STATED TASK: Return the material exactly, first line through the line containing "(psma) at (333.5,290)", and nothing more. Pictures stay out.

INPUT:
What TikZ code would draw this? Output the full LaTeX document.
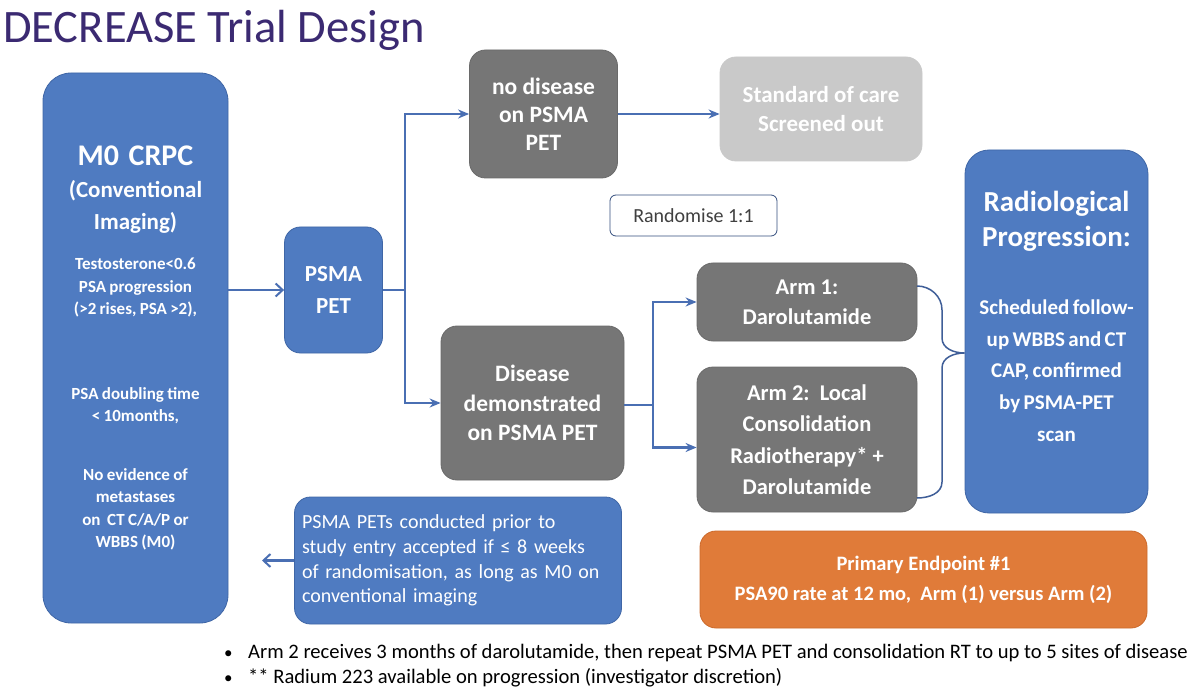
\documentclass[tikz,border=0pt]{standalone}
\usepackage{fontspec}
\setmainfont{Carlito}
\usetikzlibrary{arrows.meta,positioning,calc}
\definecolor{ctBlue}{HTML}{4F7BC1}
\definecolor{ctBlueD}{HTML}{3F66A6}
\definecolor{ctGrey}{HTML}{767676}
\definecolor{ctGreyD}{HTML}{6A6A6A}
\definecolor{ctLight}{HTML}{C9C9C9}
\definecolor{ctOrange}{HTML}{E07B39}
\definecolor{ctOrangeD}{HTML}{CC6A2C}
\definecolor{ctLine}{HTML}{4A6FB3}
\definecolor{ctTitle}{HTML}{3B2A72}
\newcommand{\fsz}[2]{\fontsize{#1}{#2}\selectfont}

\begin{document}
\begin{tikzpicture}[x=1pt,y=-1pt,
  box/.style={rounded corners=16pt,inner sep=0pt,align=center,text=white,line width=0.8pt},
  blueBox/.style={box,fill=ctBlue,draw=ctBlueD},
  greyBox/.style={box,fill=ctGrey,draw=ctGreyD},
  flow/.style={draw=ctLine,line width=2.2pt,-{Stealth[length=11pt,width=9pt]}},
  flowBarb/.style={draw=ctLine,line width=2.2pt,-{Straight Barb[length=7pt,width=13pt,line width=2pt]}},
  branch/.style={draw=ctLine,line width=2.2pt}]
  \useasboundingbox (0,0) rectangle (1200,687);
  \fill[white] (0,0) rectangle (1200,687);

  % title
  \node[anchor=base west,inner sep=0pt,text=ctTitle,font=\fsz{46.5}{50}] (title) at (3,43) {DECREASE Trial Design};

  % left column
  \node[blueBox,rounded corners=28pt,minimum width=185pt,minimum height=550pt,text width=180pt] (crpc) at (135.5,348) {%
    {\fsz{30}{31}\bfseries M0\hspace{0.32em}CRPC\par}
    {\fsz{23}{32}\bfseries (Conventional\par Imaging)\par}
    \vspace{18pt}
    {\fsz{17}{22.5}\bfseries Testosterone<0.6\par PSA progression\par (>2 rises, PSA >2),\par}
    \vspace{62pt}
    {\fsz{17}{22.5}\bfseries PSA doubling time\par < 10months,\par}
    \vspace{36pt}
    {\fsz{17}{22.5}\bfseries No evidence of\par metastases\par on\ \ CT C/A/P or\par WBBS (M0)\par}};
  \node[blueBox,minimum width=98pt,minimum height=126pt,font=\fsz{23}{32}\bfseries] (psma) at (333.5,290) {PSMA\\PET};

  % screening outcome
  \node[greyBox,minimum width=148pt,minimum height=128pt,font=\fsz{23.5}{28}\bfseries] (nodis) at (543.5,114) {no disease\\on PSMA\\PET};
  \node[box,fill=ctLight,draw=ctLight,minimum width=202pt,minimum height=104pt,font=\fsz{23}{29}\bfseries] (soc) at (821,109) {Standard of care\\Screened out};
  \node[draw=ctLine!70!black,rounded corners=6pt,line width=0.8pt,minimum width=167pt,minimum height=41pt,inner sep=0pt,text=black!75,font=\fsz{20}{22}] (rand) at (693.5,215.5) {Randomise 1:1};
  \node[greyBox,minimum width=183pt,minimum height=154pt,font=\fsz{23.5}{29.5}\bfseries] (dis) at (532.5,403) {Disease\\demonstrated\\on PSMA PET};

  % arms
  \node[greyBox,minimum width=220pt,minimum height=78pt,font=\fsz{22.5}{30}\bfseries] (arm1) at (807,302) {Arm 1:\\Darolutamide};
  \node[greyBox,minimum width=220pt,minimum height=145pt,font=\fsz{22.5}{31.5}\bfseries] (arm2) at (807,439.5) {Arm 2:\ \ Local\\Consolidation\\Radiotherapy* +\\Darolutamide};
  \node[blueBox,rounded corners=24pt,minimum width=183pt,minimum height=363pt,text width=180pt] (radio) at (1056.5,331.5) {%
    {\fsz{29}{35}\bfseries Radiological\par Progression:\par}
    \vspace{36pt}
    {\fsz{21}{31.8}\bfseries Scheduled follow-\par up WBBS and CT\par CAP, confirmed\par by PSMA-PET\par scan\par}
    \vspace{30pt}};

  % bottom boxes
  \node[blueBox,minimum width=327pt,minimum height=127pt,text width=312pt,align=left,font=\fsz{20}{24.6}] (prior) at (458,560.5) {PSMA PETs conducted prior to\\study entry accepted if ≤ 8 weeks\\of randomisation, as long as M0 on\\conventional imaging};
  \node[box,fill=ctOrange,draw=ctOrangeD,minimum width=447pt,minimum height=97pt,font=\fsz{20.5}{30}\bfseries] (endp) at (923.5,579.5) {Primary Endpoint \#1\\PSA90 rate at 12 mo,\ \ Arm (1) versus Arm (2)};

  % notes
  \node[anchor=base west,inner sep=0pt,font=\fsz{17}{25}] (dotA) at (224,658) {•};
  \node[anchor=base west,inner sep=0pt,font=\fsz{20.6}{25}] (noteA) at (248,658) {Arm 2 receives 3 months of darolutamide, then repeat PSMA PET and consolidation RT to up to 5 sites of disease};
  \node[anchor=base west,inner sep=0pt,font=\fsz{17}{25}] (dotB) at (224,683) {•};
  \node[anchor=base west,inner sep=0pt,font=\fsz{20.6}{25}] (noteB) at (248,683) {** Radium 223 available on progression (investigator discretion)};

  % connectors
  \coordinate (jA) at (405,290);
  \coordinate (jB) at (653,405);
  \coordinate (priorEnd) at (262,560.5);
  \draw[flowBarb] (crpc.east |- psma.west) -- (psma.west);
  \draw[branch] (psma.east) -- (jA);
  \draw[flow] (jA) |- (nodis.west);
  \draw[flow] (jA) |- (dis.west);
  \draw[flow] (nodis.east) -- (soc.west |- nodis.east);
  \draw[branch] (dis.east |- jB) -- (jB);
  \draw[flow] (jB) |- (arm1.west);
  \draw[flow] (jB) |- ($(arm2.west)+(0,8)$);
  \draw[flowBarb] (prior.west) -- (priorEnd);

  % brace
  \coordinate (bTop) at (917,286);
  \coordinate (bTip) at (radio.west |- 0,353);
  \coordinate (bBot) at (917,498);
  \draw[ctLine!85!black,line width=1.5pt] (bTop) to[out=0,in=90] (942,310) -- (942,338)
    to[out=-90,in=180] (bTip) to[out=180,in=90] (942,368) -- (942,482) to[out=-90,in=0] (bBot);
\end{tikzpicture}
\end{document}
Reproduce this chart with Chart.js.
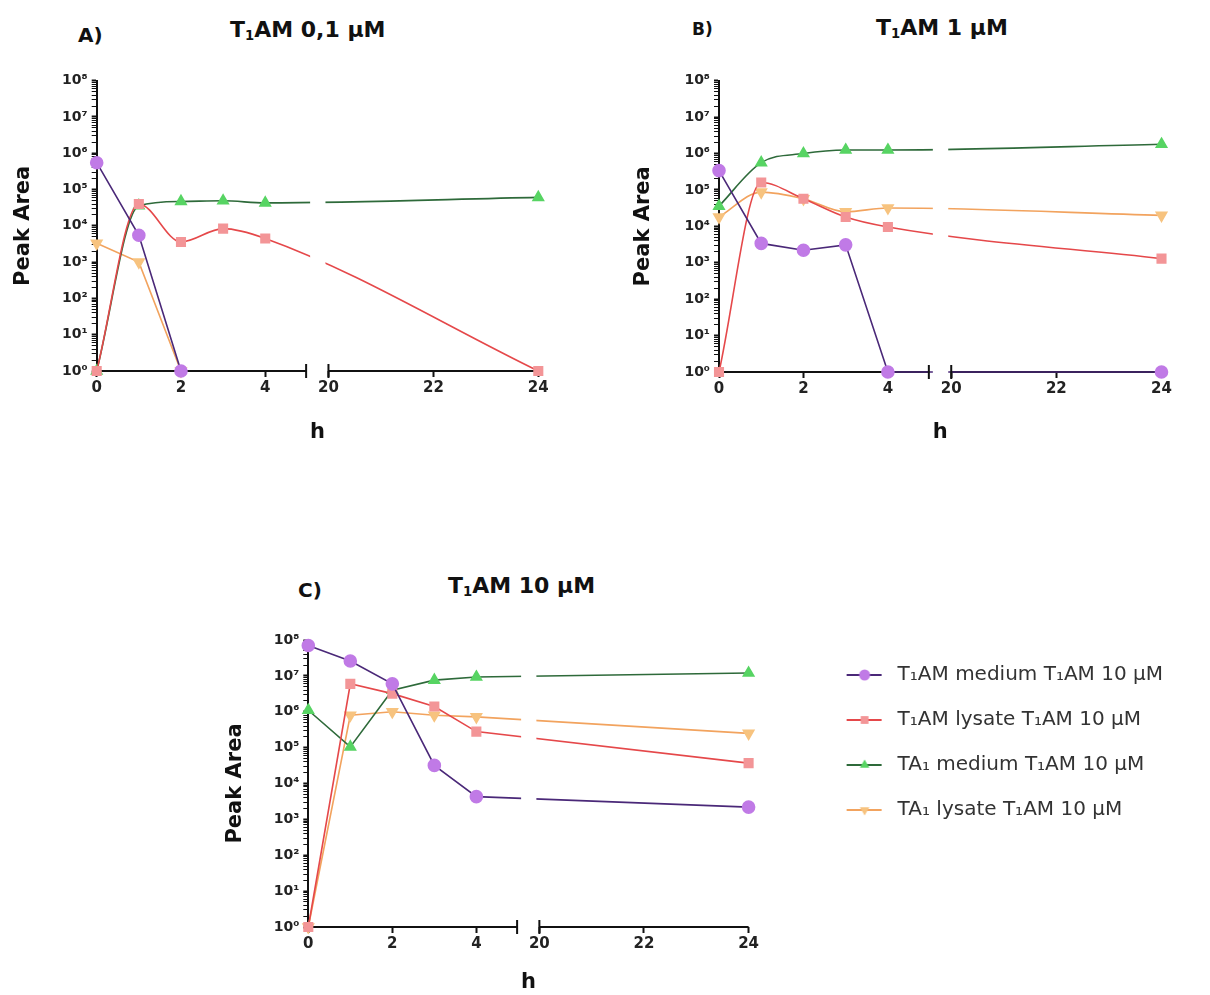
<!DOCTYPE html>
<html>
<head>
<meta charset="utf-8">
<script src="https://cdn.jsdelivr.net/npm/chart.js@4.4.1/dist/chart.umd.min.js"></script>
<style>
  body { margin: 0; background: #fff; width: 1210px; height: 995px; position: relative; overflow: hidden; font-family: 'DejaVu Sans', sans-serif; }
  canvas { position: absolute; }
  .lbl { position: absolute; font-weight: bold; color: #111; white-space: nowrap; line-height: 1; }
  .lbl sub { font-size: 0.6em; vertical-align: -0.25em; line-height: 0; }
</style>
</head>
<body>
<div class="lbl" style="left:78px; top:25px; font-size:20px;">A)</div>
<div class="lbl" style="left:230px; top:19px; font-size:22px;">T<sub>1</sub>AM 0,1 µM</div>
<div class="lbl" style="left:692px; top:21px; font-size:17px;">B)</div>
<div class="lbl" style="left:876px; top:17px; font-size:22px;">T<sub>1</sub>AM 1 µM</div>
<div class="lbl" style="left:298px; top:580px; font-size:20px;">C)</div>
<div class="lbl" style="left:448px; top:575px; font-size:22px;">T<sub>1</sub>AM 10 µM</div>

<canvas id="chartA" width="600" height="445" style="left:0; top:0;"></canvas>
<canvas id="chartB" width="590" height="445" style="left:620px; top:0;"></canvas>
<canvas id="chartC" width="1010" height="435" style="left:200px; top:560px;"></canvas>

<script>
Chart.defaults.font.family = "'DejaVu Sans', sans-serif";

const hours = [0, 1, 2, 3, 4, 24];
const tickHours = [0, 2, 4, 20, 22, 24];
const seriesLabels = ['T₁AM medium T₁AM 10 µM', 'T₁AM lysate T₁AM 10 µM', 'TA₁ medium T₁AM 10 µM', 'TA₁ lysate T₁AM 10 µM'];
const lineColors = ['#4a2878', '#e5484a', '#2e6a3a', '#f2a35e'];
const markerColors = ['#c07ae6', '#f39597', '#57d463', '#f7c37f'];
const markerStyles = ['circle', 'rect', 'triangle', 'triangle'];
const markerRotation = [0, 0, 0, 180];

// A) T1AM 0,1 uM
const aMediumT1AM = [5.5e5, 5.5e3, 1, null, null, null];
const aLysateT1AM = [1, 4e4, 3.6e3, 8.4e3, 4.5e3, 1];
const aMediumTA1 = [1, 3.6e4, 4.7e4, 4.9e4, 4.3e4, 6.1e4];
const aLysateTA1 = [3.3e3, 1e3, 1, null, null, null];

// B) T1AM 1 uM
const bMediumT1AM = [3.4e5, 3.4e3, 2.2e3, 3.1e3, 1, 1];
const bLysateT1AM = [1, 1.6e5, 5.7e4, 1.8e4, 9.6e3, 1.3e3];
const bMediumTA1 = [3.6e4, 5.6e5, 1e6, 1.25e6, 1.25e6, 1.8e6];
const bLysateTA1 = [1.8e4, 8.7e4, 5.7e4, 2.5e4, 3.2e4, 2e4];

// C) T1AM 10 uM
const cMediumT1AM = [7e7, 2.6e7, 6e6, 3.2e4, 4.3e3, 2.2e3];
const cLysateT1AM = [1, 6e6, 3.2e6, 1.4e6, 2.8e5, 3.7e4];
const cMediumTA1 = [1.1e6, 1.05e5, 4e6, 7.6e6, 9.3e6, 1.2e7];
const cLysateTA1 = [1, 8e5, 1e6, 8e5, 7.2e5, 2.5e5];

// broken x axis: 0-4 h at 1 unit per hour, gap, then 20-24 h a bit wider
const BREAK_LO = 4.97;
const SEG2_START = 5.5;
const SEG2_RATIO = 1.245;
function hToAxis(h) {
  return h <= 5 ? h : SEG2_START + (h - 20) * SEG2_RATIO;
}

const sup = ['⁰', '¹', '²', '³', '⁴', '⁵', '⁶', '⁷', '⁸'];
function logTicks() {
  const t = [];
  for (let e = 0; e < 8; e++) {
    for (let m = 1; m < 10; m++) t.push({ value: m * Math.pow(10, e), major: m === 1, exp: e });
  }
  t.push({ value: 1e8, major: true, exp: 8 });
  return t;
}

const brokenAxis = {
  id: 'brokenAxis',
  beforeDatasetsDraw(chart) {
    const { ctx, chartArea: a, scales: { x } } = chart;
    ctx.save();
    ctx.strokeStyle = '#111';
    ctx.lineWidth = 2;
    ctx.beginPath();
    ctx.moveTo(a.left, a.bottom);
    ctx.lineTo(x.getPixelForValue(BREAK_LO), a.bottom);
    ctx.moveTo(x.getPixelForValue(SEG2_START), a.bottom);
    ctx.lineTo(x.getPixelForValue(hToAxis(24)), a.bottom);
    ctx.stroke();
    ctx.restore();
  },
  afterDatasetsDraw(chart) {
    const { ctx, chartArea: a, scales: { x } } = chart;
    const x1 = x.getPixelForValue(BREAK_LO);
    const x2 = x.getPixelForValue(SEG2_START);
    ctx.save();
    ctx.fillStyle = '#fff';
    ctx.fillRect(x1 + 4, a.top - 20, (x2 - 3) - (x1 + 4), a.bottom - a.top + 21);
    ctx.strokeStyle = '#111';
    ctx.lineWidth = 2;
    ctx.beginPath();
    [x1, x2].forEach(px => { ctx.moveTo(px, a.bottom - 7); ctx.lineTo(px, a.bottom + 7); });
    ctx.stroke();
    ctx.restore();
  }
};

function makeDatasets(valueLists, smooth) {
  return valueLists.map((vals, i) => ({
    label: seriesLabels[i],
    data: hours.map((h, j) => ({ x: hToAxis(h), y: vals[j] })),
    borderColor: lineColors[i],
    borderWidth: 1.6,
    backgroundColor: markerColors[i],
    pointBackgroundColor: markerColors[i],
    pointBorderColor: markerColors[i],
    pointStyle: markerStyles[i],
    pointRotation: markerRotation[i],
    pointRadius: 6,
    cubicInterpolationMode: smooth[i] ? 'monotone' : 'default',
    tension: 0,
    clip: false,
    spanGaps: false
  }));
}

// legend: small line + marker images, box wide enough to push text right
const LEGEND_FONT = 20;
const LEGEND_PAD = 25;
const LEGEND_BOX = 114;
function legendSymbol(i) {
  const c = document.createElement('canvas');
  c.width = 110; c.height = 22;
  const g = c.getContext('2d');
  g.strokeStyle = lineColors[i];
  g.lineWidth = 2;
  g.beginPath(); g.moveTo(71, 11); g.lineTo(106, 11); g.stroke();
  g.fillStyle = markerColors[i];
  Chart.helpers.drawPoint(g, { pointStyle: markerStyles[i], rotation: markerRotation[i], radius: 5.5, borderWidth: 0 }, 89, 11);
  return c;
}
function legendWidth() {
  const g = document.createElement('canvas').getContext('2d');
  g.font = LEGEND_FONT + "px 'DejaVu Sans', sans-serif";
  const w = Math.max(...seriesLabels.map(s => g.measureText(s).width));
  // + ~9 px the legend box adds on top of text and symbol
  return LEGEND_PAD + LEGEND_BOX + LEGEND_FONT / 2 + w + 10.3;
}

function panel(id, valueLists, box) {
  return new Chart(document.getElementById(id), {
    type: 'line',
    data: { datasets: makeDatasets(valueLists, box.smooth) },
    options: {
      responsive: false,
      animation: false,
      layout: { padding: { left: box.padLeft, top: box.padTop, right: box.padRight, bottom: 0 } },
      scales: {
        x: {
          type: 'linear',
          min: 0,
          max: hToAxis(24),
          afterBuildTicks: s => { s.ticks = tickHours.map(h => ({ value: hToAxis(h) })); },
          afterFit: s => { s.height = box.xHeight; },
          border: { display: false },
          grid: { drawOnChartArea: false, drawTicks: true, tickLength: 6, tickWidth: 2, tickColor: '#111' },
          ticks: { autoSkip: false, maxRotation: 0, padding: 2, color: '#222', font: { size: 15, weight: 'bold' },
                   callback: (v, i) => String(tickHours[i]) },
          title: { display: true, text: 'h', color: '#111', font: { size: 21, weight: 'bold' }, padding: { top: 0, bottom: 0 } }
        },
        y: {
          type: 'logarithmic',
          min: 1,
          max: 1e8,
          afterBuildTicks: s => { s.ticks = logTicks(); },
          afterFit: s => { s.width = box.yWidth; },
          border: { display: true, color: '#111', width: 2 },
          grid: { drawOnChartArea: false, tickLength: 5, tickColor: '#111',
                  tickWidth: c => (c.tick && c.tick.major ? 2 : 1) },
          ticks: { autoSkip: false, padding: 4, color: '#222', font: { size: 14, weight: 'bold' },
                   callback: (v, i, t) => (t[i].major ? '10' + sup[t[i].exp] : '') },
          title: { display: true, text: 'Peak Area', color: '#111', font: { size: 21, weight: 'bold' }, padding: 0 }
        }
      },
      plugins: {
        legend: box.legend ? {
          display: true,
          position: 'right',
          align: 'start',
          fullSize: false,
          maxWidth: 1000,
          labels: {
            usePointStyle: true,
            pointStyleWidth: LEGEND_BOX,
            padding: LEGEND_PAD,
            textAlign: 'left',
            color: '#333',
            font: { size: LEGEND_FONT },
            generateLabels: chart => chart.data.datasets.map((d, i) => ({
              text: d.label, pointStyle: legendSymbol(i), datasetIndex: i,
              fillStyle: markerColors[i], strokeStyle: lineColors[i], lineWidth: 0,
              hidden: false, fontColor: '#333'
            }))
          }
        } : { display: false },
        tooltip: { enabled: false }
      }
    },
    plugins: [brokenAxis]
  });
}

panel('chartA', [aMediumT1AM, aLysateT1AM, aMediumTA1, aLysateTA1],
  { padLeft: 11, padTop: 80.7, padRight: 61.7, yWidth: 85.7, xHeight: 74, smooth: [false, true, true, false] });
panel('chartB', [bMediumT1AM, bLysateT1AM, bMediumTA1, bLysateTA1],
  { padLeft: 11, padTop: 80.7, padRight: 48.5, yWidth: 88, xHeight: 73, smooth: [false, true, true, true] });
panel('chartC', [cMediumT1AM, cLysateT1AM, cMediumTA1, cLysateTA1],
  { padLeft: 23, padTop: 80, padRight: 1010 - 548.3 - legendWidth(), yWidth: 85.3, xHeight: 68,
    smooth: [false, false, false, false], legend: true });
</script>
</body>
</html>
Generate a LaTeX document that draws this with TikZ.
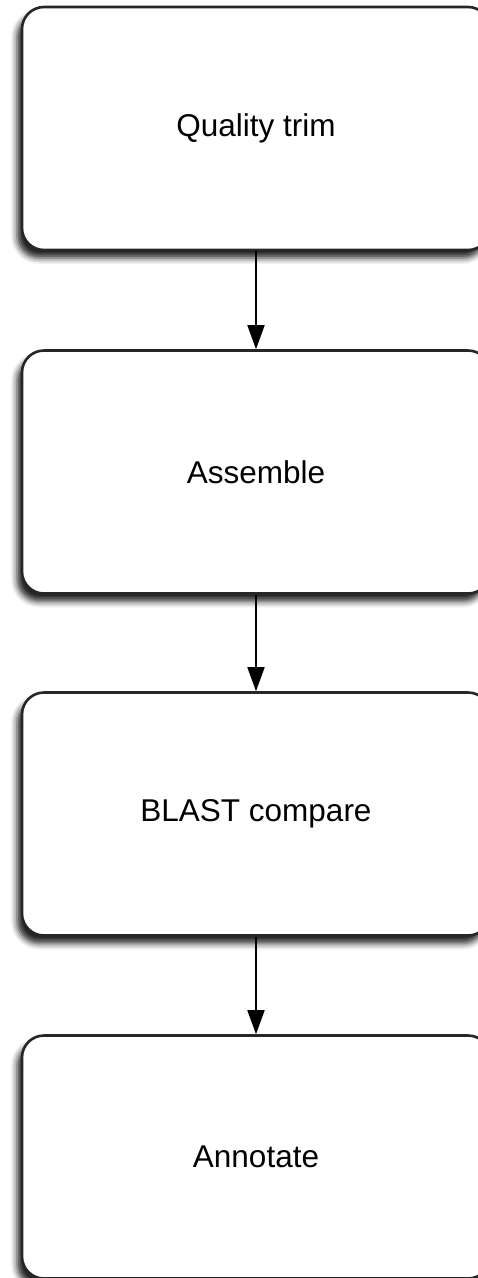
\documentclass[tikz,border=0pt]{standalone}
\usepackage{fontspec}
\setmainfont{Liberation Sans}
\usetikzlibrary{shadows.blur,arrows.meta}
\begin{document}
\begin{tikzpicture}[x=1pt,y=1pt,
  stepbox/.style={draw=black!85, line width=2.6pt, fill=white, rounded corners=22pt,
    minimum width=468pt, minimum height=243pt, inner sep=0pt,
    font=\fontsize{31.5}{36}\selectfont,
    blur shadow={shadow xshift=-5pt, shadow yshift=-8pt, shadow blur radius=6pt, shadow opacity=85}},
  flow/.style={line width=1.8pt, -{Triangle[length=24pt,width=17pt]}}]
\useasboundingbox (0,0) rectangle (477,-1278);
\node[stepbox] (q) at (256,-128.5) {Quality trim};
\node[stepbox] (a) at (256,-472) {Assemble};
\node[stepbox] (b) at (256,-814) {BLAST compare};
\node[stepbox] (n) at (256,-1157) {Annotate};
\draw[flow] (q.south) -- (a.north);
\draw[flow] (a.south) -- (b.north);
\draw[flow] (b.south) -- (n.north);
\end{tikzpicture}
\end{document}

ANSWER TO THIS PROBLEM:
What TikZ code would draw this? Output the full LaTeX document.
\documentclass[tikz,border=0pt]{standalone}
\usepackage{fontspec}
\setmainfont{Carlito}
\usetikzlibrary{arrows.meta,positioning,calc}
\definecolor{ctBlue}{HTML}{4F7BC1}
\definecolor{ctBlueD}{HTML}{3F66A6}
\definecolor{ctGrey}{HTML}{767676}
\definecolor{ctGreyD}{HTML}{6A6A6A}
\definecolor{ctLight}{HTML}{C9C9C9}
\definecolor{ctOrange}{HTML}{E07B39}
\definecolor{ctOrangeD}{HTML}{CC6A2C}
\definecolor{ctLine}{HTML}{4A6FB3}
\definecolor{ctTitle}{HTML}{3B2A72}
\newcommand{\fsz}[2]{\fontsize{#1}{#2}\selectfont}

\begin{document}
\begin{tikzpicture}[x=1pt,y=-1pt,
  box/.style={rounded corners=16pt,inner sep=0pt,align=center,text=white,line width=0.8pt},
  blueBox/.style={box,fill=ctBlue,draw=ctBlueD},
  greyBox/.style={box,fill=ctGrey,draw=ctGreyD},
  flow/.style={draw=ctLine,line width=2.2pt,-{Stealth[length=11pt,width=9pt]}},
  flowBarb/.style={draw=ctLine,line width=2.2pt,-{Straight Barb[length=7pt,width=13pt,line width=2pt]}},
  branch/.style={draw=ctLine,line width=2.2pt}]
  \useasboundingbox (0,0) rectangle (1200,687);
  \fill[white] (0,0) rectangle (1200,687);

  % title
  \node[anchor=base west,inner sep=0pt,text=ctTitle,font=\fsz{46.5}{50}] (title) at (3,43) {DECREASE Trial Design};

  % left column
  \node[blueBox,rounded corners=28pt,minimum width=185pt,minimum height=550pt,text width=180pt] (crpc) at (135.5,348) {%
    {\fsz{30}{31}\bfseries M0\hspace{0.32em}CRPC\par}
    {\fsz{23}{32}\bfseries (Conventional\par Imaging)\par}
    \vspace{18pt}
    {\fsz{17}{22.5}\bfseries Testosterone<0.6\par PSA progression\par (>2 rises, PSA >2),\par}
    \vspace{62pt}
    {\fsz{17}{22.5}\bfseries PSA doubling time\par < 10months,\par}
    \vspace{36pt}
    {\fsz{17}{22.5}\bfseries No evidence of\par metastases\par on\ \ CT C/A/P or\par WBBS (M0)\par}};
  \node[blueBox,minimum width=98pt,minimum height=126pt,font=\fsz{23}{32}\bfseries] (psma) at (333.5,290) {PSMA\\PET};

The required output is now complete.